EX-10 4 ex10_02-f8k08312006.htm EXHIBIT 10.02

Exhibit 10.02

PROMISSORY NOTE

$2,200,000.00 August 31, 2006
Englewood, N.J. 07631

                 FOR VALUE RECEIVED, the undersigned, 195 SPRING VALLEY ASSOCIATES, LLC, a New Jersey limited liability company, (the “Borrower”) promises to pay to the order of JACLYN, INC., having an office located at 5801 Jefferson Street, West New York, New Jersey (the “Lender”) or at such other place as may be designated in writing by the Lender, on or before August 31, 2016 (the “Maturity Date”) the principal sum of TWO MILLION TWO HUNDRED THOUSAND ($2,200,000.00) DOLLARS together with interest on the unpaid principal balance hereof computed at the rate stated below. THIS IS A BALLOON NOTE.

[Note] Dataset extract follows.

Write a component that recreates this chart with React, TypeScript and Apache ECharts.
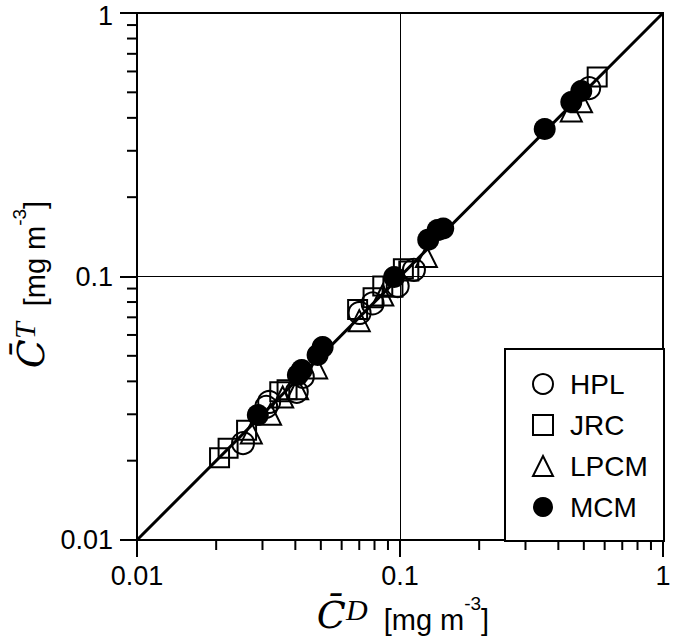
import React, { useEffect, useRef } from "react";
import * as echarts from "echarts";

// Axis ticks
const tickValues = [0.01, 0.1, 1];
const tickLabels = ["0.01", "0.1", "1"];
const minorTicks = [0.02, 0.03, 0.04, 0.05, 0.06, 0.07, 0.08, 0.09, 0.2, 0.3, 0.4, 0.5, 0.6, 0.7, 0.8, 0.9];
const oneToOne = [0.01, 1];

// Series: [C_D, C_T]
const seriesNames = ["HPL", "JRC", "LPCM", "MCM"];
const hpl = [
  [0.0253, 0.0233], [0.031, 0.032], [0.0318, 0.0334], [0.0405, 0.0365], [0.0427, 0.0416],
  [0.0702, 0.0727], [0.0787, 0.079], [0.098, 0.092], [0.113, 0.106], [0.524, 0.519],
];
const jrc = [
  [0.0206, 0.0205], [0.0222, 0.0223], [0.0261, 0.0261], [0.0349, 0.0365], [0.0372, 0.0372],
  [0.069, 0.075], [0.079, 0.083], [0.086, 0.092], [0.094, 0.091], [0.103, 0.107], [0.108, 0.105],
  [0.562, 0.572],
];
const lpcm = [
  [0.0272, 0.0255], [0.0322, 0.030], [0.0358, 0.0349], [0.0408, 0.0375], [0.0482, 0.045],
  [0.070, 0.068], [0.086, 0.085], [0.126, 0.119], [0.448, 0.425], [0.49, 0.46],
];
const mcm = [
  [0.0288, 0.0298], [0.0409, 0.0423], [0.0423, 0.0442], [0.0486, 0.0504], [0.0508, 0.054],
  [0.095, 0.0995], [0.128, 0.138], [0.139, 0.150], [0.146, 0.152], [0.355, 0.363],
  [0.448, 0.459], [0.489, 0.506],
];

const SANS = "'Liberation Sans', Arial, Helvetica, sans-serif";
const SERIF = "'Liberation Serif', 'DejaVu Serif', 'Times New Roman', serif";
const MATHC = "'DejaVu Serif', 'Liberation Serif', serif";

const richName = {
  c: { fontFamily: MATHC, fontStyle: "italic", fontSize: 38, lineHeight: 40, verticalAlign: "bottom", color: "#000" },
  s: { fontFamily: SERIF, fontStyle: "italic", fontSize: 30, lineHeight: 26, verticalAlign: "top", color: "#000" },
  n: { fontFamily: SANS, fontSize: 29, lineHeight: 35, verticalAlign: "bottom", color: "#000" },
  e: { fontFamily: SANS, fontSize: 19, lineHeight: 32, verticalAlign: "top", color: "#000" },
};

const labelIndex = (v: number) =>
  tickValues.findIndex((t) => Math.abs(Math.log10(t) - Math.log10(v)) < 1e-6);
const fmtX = (v: number) => {
  const i = labelIndex(v);
  return i >= 0 ? tickLabels[i] : "";
};
const fmtY = (v: number) => {
  const i = labelIndex(v);
  if (i < 0) return "";
  return i === tickValues.length - 1 ? `{top|${tickLabels[i]}}` : tickLabels[i];
};

const openStyle = { color: "rgba(0,0,0,0)", borderColor: "#000", borderWidth: 2, opacity: 1 };
const filledStyle = { color: "#000", borderColor: "#000", borderWidth: 0, opacity: 1 };

export default function App() {
  const ref = useRef<HTMLDivElement>(null);
  useEffect(() => {
    if (!ref.current) return;
    const chart = echarts.init(ref.current, null, { renderer: "svg" });
    const axisCommon = {
      type: "log",
      logBase: 10,
      min: 0.01,
      max: 1,
      axisLine: { show: true, lineStyle: { color: "#000", width: 2 } },
      axisTick: { show: true, inside: false, length: 17, lineStyle: { color: "#000", width: 2 } },
      minorTick: { show: false },
      splitLine: { show: true, lineStyle: { color: "#000", width: 1 } },
      nameLocation: "middle",
    };
    const labelStyle = { color: "#000", fontFamily: SANS, fontSize: 27, lineHeight: 24, margin: 24 };
    const tickSeries = (dir: "x" | "y") => ({
      type: "custom",
      coordinateSystem: "cartesian2d",
      silent: true,
      clip: false,
      z: 1,
      data: minorTicks.map((v) => (dir === "x" ? [v, oneToOne[0]] : [oneToOne[0], v])),
      renderItem: (params: any, api: any) => {
        const p = api.coord([api.value(0), api.value(1)]);
        const len = 10;
        return {
          type: "line",
          shape:
            dir === "x"
              ? { x1: p[0], y1: p[1], x2: p[0], y2: p[1] + len }
              : { x1: p[0], y1: p[1], x2: p[0] - len, y2: p[1] },
          style: { stroke: "#000", lineWidth: 2 },
        };
      },
    });
    const scatter = (name: string, data: number[][], symbol: string, size: number, style: any) => ({
      name,
      type: "scatter",
      data,
      symbol,
      symbolSize: size,
      itemStyle: style,
      z: 3,
      emphasis: { disabled: true },
    });
    chart.setOption({
      animation: false,
      backgroundColor: "#fff",
      grid: {
        left: 137, right: 25, top: 13, bottom: 100,
        containLabel: false, outerBoundsMode: "none",
        show: true, borderColor: "#000", borderWidth: 2,
      },
      xAxis: {
        ...axisCommon,
        axisLabel: { ...labelStyle, formatter: fmtX },
        name: "{c|C\u0304}{s|D}{n|  [mg m}{e|-3}{n|]}",
        nameGap: 54,
        nameTextStyle: { rich: richName, padding: [0, 0, 0, 6] },
      },
      yAxis: {
        ...axisCommon,
        axisLabel: {
          ...labelStyle,
          formatter: fmtY,
          rich: { top: { color: "#000", fontFamily: SANS, fontSize: 27, lineHeight: 24, padding: [5, 0, 0, 0] } },
        },
        name: "{c|C\u0304}{s|T}{n|  [mg m}{e|-3}{n|]}",
        nameRotate: 90,
        nameGap: 85,
        nameTextStyle: { rich: richName, padding: [0, 16, 0, 0] },
      },
      legend: {
        data: [
          { name: seriesNames[0], icon: "circle", itemStyle: openStyle },
          { name: seriesNames[1], icon: "rect", itemStyle: openStyle },
          { name: seriesNames[2], icon: "triangle", itemStyle: openStyle },
          { name: seriesNames[3], icon: "circle", itemStyle: filledStyle },
        ],
        orient: "vertical",
        left: 532,
        top: 370,
        padding: 0,
        itemWidth: 20,
        itemHeight: 20,
        itemGap: 13,
        selectedMode: false,
        z: 6,
        textStyle: { fontFamily: SANS, fontSize: 28, color: "#000", padding: [0, 0, 0, 12] },
      },
      graphic: [
        {
          type: "rect",
          left: 504,
          top: 348,
          z: 5,
          shape: { width: 159, height: 192 },
          style: { fill: "#fff", stroke: "#000", lineWidth: 2 },
        },
      ],
      series: [
        {
          type: "line",
          data: [[oneToOne[0], oneToOne[0]], [oneToOne[1], oneToOne[1]]],
          symbol: "none",
          lineStyle: { color: "#000", width: 3 },
          z: 2,
          silent: true,
        },
        tickSeries("x"),
        tickSeries("y"),
        scatter(seriesNames[0], hpl, "circle", 22, openStyle),
        scatter(seriesNames[1], jrc, "rect", 19, openStyle),
        scatter(seriesNames[2], lpcm, "triangle", 21, openStyle),
        scatter(seriesNames[3], mcm, "circle", 22, filledStyle),
      ],
    });
    return () => chart.dispose();
  }, []);
  return <div ref={ref} style={{ position: "absolute", left: 0, top: 0, width: 688, height: 640 }} />;
}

                 1.       Interest Rate. The loan evidenced by this Note shall bear interest at a fixed equal to seven (7%) percent per annum. The loan shall bear interest from the date of closing until payment in full of the principal amount, said interest to be calculated on the basis of a 365-day year for the actual number of days involved. Interest only will be due and payable monthly for the first Thirty Six (36) months of the term. Principal and interest shall be amortized over three hundred (300) months and shall be payable in equal monthly installments during the final eighty-four (84) months of the term. All outstanding principal and interest shall be paid due in full on the Maturity Date, or upon sale of the Mortgaged Premises, whichever occurs first.

                2.       Security. This Note is subject to a Mortgage and Security Agreement made by Borrower to Lender of even date herewith in relation to the property known as 195-197 West Spring Valley Avenue, Maywood, New Jersey as more particularly described in said Mortgage and sometimes referred to as the “Mortgaged Premises,”, and Borrower does hereby covenant and promise well and truly to abide by and comply with each and every covenant and condition set forth herein and in said Mortgage and Security Agreement.

                 3.    Prepayment. The Note may be repaid in full or in part at any time without penalty.

                 4.       Late Fee. Without prejudice to any other provision herein, it is agreed that in the event any payment is not paid within fifteen (15) days of its due date, a “late charge” equal to five (5%) percent of the overdue payment may be charged by the Lender for the purpose of defraying the expenses incident to handling such delinquent payments. Such “late charge,” if not previously paid, shall be added to and become a part of the next succeeding monthly payment to be made hereunder.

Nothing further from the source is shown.